North Carolina Loses Supreme Court Redistricting Case

North Carolina has had a tough time in the Supreme Court in the last two weeks. Last week the Court refused to review the 4th U.S. Circuit Court of Appeal’s decision holding that North Carolina’s voter ID law is unconstitutional and violates the Voting Rights Act. This week it concluded two congressional districts are unconstitutional racial gerrymanders.

Cooper v. Harris raises an issue litigated over and over since the 2010 census. Challengers claim the North Carolina legislature unconstitutionally packed minority voters into a few legislative districts to lessen their ability to influence races in other districts. The Supreme Court agreed, holding 5-3 that a North Carolina District Court correctly ruled that North Carolina relied too heavily on race in designing two majority-minority congressional districts.The Supreme Court has held that per the Equal Protection Clause if the use of race predominates in redistricting the district’s design must be “narrowly tailored” to serve a “compelling interest.” Complying with Section 2 of the Voting Rights Act (VRA), which prohibits vote dilution— “dispersal of [a group’s members] into districts in which they constitute an ineffective minority of voters”—is a compelling interest. A “strong basis in evidence” is needed to show the VRA requires race-based districting.

Following the 2010 census the North Carolina legislature increased the number of black voting-age population from over 40% to over 50% in Districts 1 and 12.

North Carolina practically speaking conceded that race predominated in the drawing of District 1. The state argued it had a “strong basis in evidence” to conclude District 1 had to be majority-minority to avoid vote dilution. But to prove vote dilution a district’s white majority must vote as a bloc to usually defeat the minority’s preferred candidate. Here, Justice Kagan, writing for the majority, pointed out for the last two decades District 1 was “an extraordinarily safe district for African-American preferred candidates.”

While North Carolina added nearly 100,000 new people to District 1, meaning the new district might be less safe for minority candidates going forward: “North Carolina can point to no meaningful legislative inquiry into what it now rightly identifies as the key issue: whether a new, enlarged District 1, created without a focus on race but however else the State would choose, could lead to §2 liability.”

North Carolina argued that District 12 was a political gerrymander and not a racial gerrymander. But the Supreme Court agreed with the lower court that numerous evidence in the record indicated otherwise, including statements of the redistricting committee chairs.
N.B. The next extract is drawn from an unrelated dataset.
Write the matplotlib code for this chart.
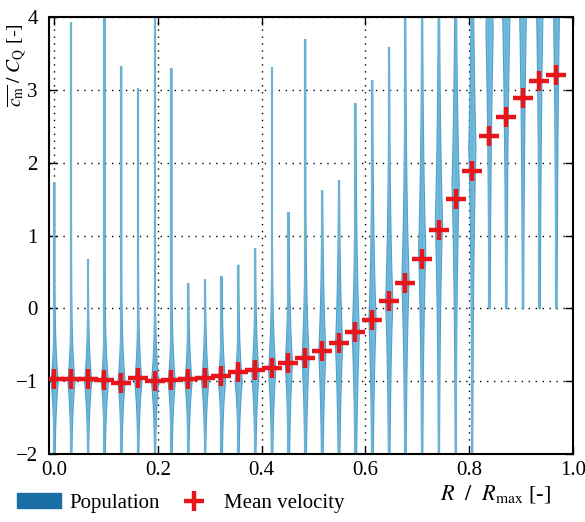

The Court also rejected North Carolina’s argument that the challengers should have introduced an alternative map that “achieves the legislature’s political objectives while improving racial balance.” According to the Court: “[a]n alternative map is merely an evidentiary tool to show that such a substantive violation has occurred; neither its presence nor its absence can itself resolve a racial gerrymandering claim.”